▶ _INSTRUCTIONS TO FOLLOW_:
Copy out all lines that hold "chart".

▶ _DATA LINES_:
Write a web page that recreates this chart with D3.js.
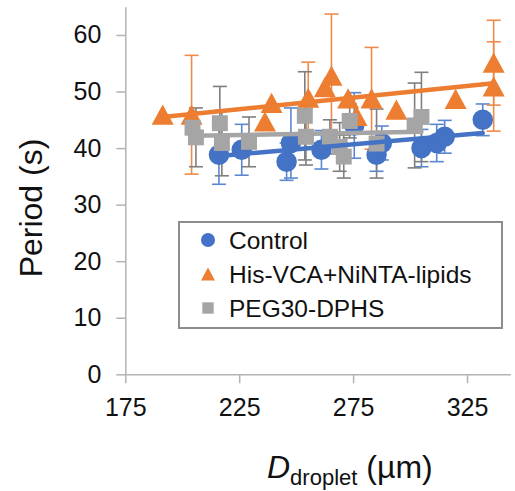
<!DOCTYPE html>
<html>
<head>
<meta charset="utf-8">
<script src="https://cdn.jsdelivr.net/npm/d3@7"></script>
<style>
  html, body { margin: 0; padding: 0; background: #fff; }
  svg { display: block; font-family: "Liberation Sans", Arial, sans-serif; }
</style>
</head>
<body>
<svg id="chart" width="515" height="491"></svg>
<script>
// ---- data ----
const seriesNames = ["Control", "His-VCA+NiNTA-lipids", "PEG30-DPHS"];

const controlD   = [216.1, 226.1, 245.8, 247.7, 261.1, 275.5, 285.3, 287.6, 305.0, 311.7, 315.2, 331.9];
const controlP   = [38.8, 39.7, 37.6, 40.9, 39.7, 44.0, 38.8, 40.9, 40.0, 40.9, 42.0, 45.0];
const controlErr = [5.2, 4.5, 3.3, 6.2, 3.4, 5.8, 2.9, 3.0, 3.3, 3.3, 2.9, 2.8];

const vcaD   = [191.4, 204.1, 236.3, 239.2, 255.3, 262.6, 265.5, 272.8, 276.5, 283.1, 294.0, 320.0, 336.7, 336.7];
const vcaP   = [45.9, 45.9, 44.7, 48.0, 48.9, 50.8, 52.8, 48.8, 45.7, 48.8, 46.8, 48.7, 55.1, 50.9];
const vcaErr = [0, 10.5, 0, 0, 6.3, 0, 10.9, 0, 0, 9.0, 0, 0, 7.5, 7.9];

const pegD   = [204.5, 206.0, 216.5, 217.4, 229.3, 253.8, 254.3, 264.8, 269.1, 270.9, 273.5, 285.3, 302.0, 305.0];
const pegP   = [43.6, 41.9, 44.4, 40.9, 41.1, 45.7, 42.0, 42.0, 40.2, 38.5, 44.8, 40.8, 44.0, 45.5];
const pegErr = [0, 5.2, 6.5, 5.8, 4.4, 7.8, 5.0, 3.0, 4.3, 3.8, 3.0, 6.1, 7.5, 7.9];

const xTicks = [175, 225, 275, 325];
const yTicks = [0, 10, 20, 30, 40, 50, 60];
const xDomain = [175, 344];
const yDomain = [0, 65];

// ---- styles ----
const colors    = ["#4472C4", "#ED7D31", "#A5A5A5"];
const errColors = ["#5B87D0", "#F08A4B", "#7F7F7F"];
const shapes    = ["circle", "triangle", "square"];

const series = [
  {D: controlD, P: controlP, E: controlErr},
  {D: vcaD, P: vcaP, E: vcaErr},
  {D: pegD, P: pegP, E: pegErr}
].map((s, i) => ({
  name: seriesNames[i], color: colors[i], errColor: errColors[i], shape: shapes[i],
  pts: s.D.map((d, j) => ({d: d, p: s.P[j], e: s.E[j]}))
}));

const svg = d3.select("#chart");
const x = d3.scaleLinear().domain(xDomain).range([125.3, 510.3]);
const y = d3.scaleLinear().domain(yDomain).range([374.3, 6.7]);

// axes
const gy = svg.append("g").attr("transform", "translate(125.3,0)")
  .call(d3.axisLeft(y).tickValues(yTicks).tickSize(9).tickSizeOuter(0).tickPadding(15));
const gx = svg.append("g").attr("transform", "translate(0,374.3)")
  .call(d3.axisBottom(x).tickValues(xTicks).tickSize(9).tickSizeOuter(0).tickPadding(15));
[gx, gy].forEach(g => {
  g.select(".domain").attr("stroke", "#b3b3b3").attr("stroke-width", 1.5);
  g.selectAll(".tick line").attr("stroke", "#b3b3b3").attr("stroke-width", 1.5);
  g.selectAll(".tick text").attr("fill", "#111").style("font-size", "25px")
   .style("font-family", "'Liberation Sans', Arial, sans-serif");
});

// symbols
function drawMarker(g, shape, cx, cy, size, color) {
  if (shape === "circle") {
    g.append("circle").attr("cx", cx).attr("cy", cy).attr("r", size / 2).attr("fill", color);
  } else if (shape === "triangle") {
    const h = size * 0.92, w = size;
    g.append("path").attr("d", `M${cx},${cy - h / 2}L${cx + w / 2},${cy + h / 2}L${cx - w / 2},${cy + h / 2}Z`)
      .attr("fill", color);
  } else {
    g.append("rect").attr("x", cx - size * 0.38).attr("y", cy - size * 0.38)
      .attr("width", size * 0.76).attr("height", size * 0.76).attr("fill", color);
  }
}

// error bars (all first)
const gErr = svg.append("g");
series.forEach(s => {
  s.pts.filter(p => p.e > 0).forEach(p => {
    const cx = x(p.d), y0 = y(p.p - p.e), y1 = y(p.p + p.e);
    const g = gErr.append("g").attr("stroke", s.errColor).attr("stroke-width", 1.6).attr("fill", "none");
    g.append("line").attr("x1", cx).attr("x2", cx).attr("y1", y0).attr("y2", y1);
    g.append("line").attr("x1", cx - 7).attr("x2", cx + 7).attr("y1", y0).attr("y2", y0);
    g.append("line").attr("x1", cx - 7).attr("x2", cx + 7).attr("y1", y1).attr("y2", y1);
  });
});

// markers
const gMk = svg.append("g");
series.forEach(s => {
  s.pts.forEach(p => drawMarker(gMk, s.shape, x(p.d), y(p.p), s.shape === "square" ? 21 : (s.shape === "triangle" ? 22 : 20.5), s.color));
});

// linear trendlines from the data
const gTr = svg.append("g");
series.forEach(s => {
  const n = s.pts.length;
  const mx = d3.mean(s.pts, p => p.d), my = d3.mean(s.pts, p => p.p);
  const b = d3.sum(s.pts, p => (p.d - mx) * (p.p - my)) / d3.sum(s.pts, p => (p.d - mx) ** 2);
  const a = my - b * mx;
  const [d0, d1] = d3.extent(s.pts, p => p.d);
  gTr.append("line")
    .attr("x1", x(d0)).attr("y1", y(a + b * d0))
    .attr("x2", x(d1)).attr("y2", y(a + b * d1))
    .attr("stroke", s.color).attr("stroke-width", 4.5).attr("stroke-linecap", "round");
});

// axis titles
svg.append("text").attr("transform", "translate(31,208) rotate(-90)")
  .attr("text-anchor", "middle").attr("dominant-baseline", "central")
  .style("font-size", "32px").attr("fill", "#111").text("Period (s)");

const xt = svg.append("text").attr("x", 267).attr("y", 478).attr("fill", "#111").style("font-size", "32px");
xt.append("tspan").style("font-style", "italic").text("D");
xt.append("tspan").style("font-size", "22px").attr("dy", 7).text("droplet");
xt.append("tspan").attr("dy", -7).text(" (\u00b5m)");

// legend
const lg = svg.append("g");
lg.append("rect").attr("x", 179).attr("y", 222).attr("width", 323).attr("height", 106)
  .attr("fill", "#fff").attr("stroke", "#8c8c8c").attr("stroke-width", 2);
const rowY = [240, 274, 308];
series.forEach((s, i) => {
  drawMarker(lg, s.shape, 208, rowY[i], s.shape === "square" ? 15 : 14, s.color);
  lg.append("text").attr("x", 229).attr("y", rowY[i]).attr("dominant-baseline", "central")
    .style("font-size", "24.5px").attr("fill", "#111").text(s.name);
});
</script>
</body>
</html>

▶ _EXERCISE ANSWER_:
Write a web page that recreates this chart with D3.js.
<svg id="chart" width="515" height="491"></svg>
const svg = d3.select("#chart");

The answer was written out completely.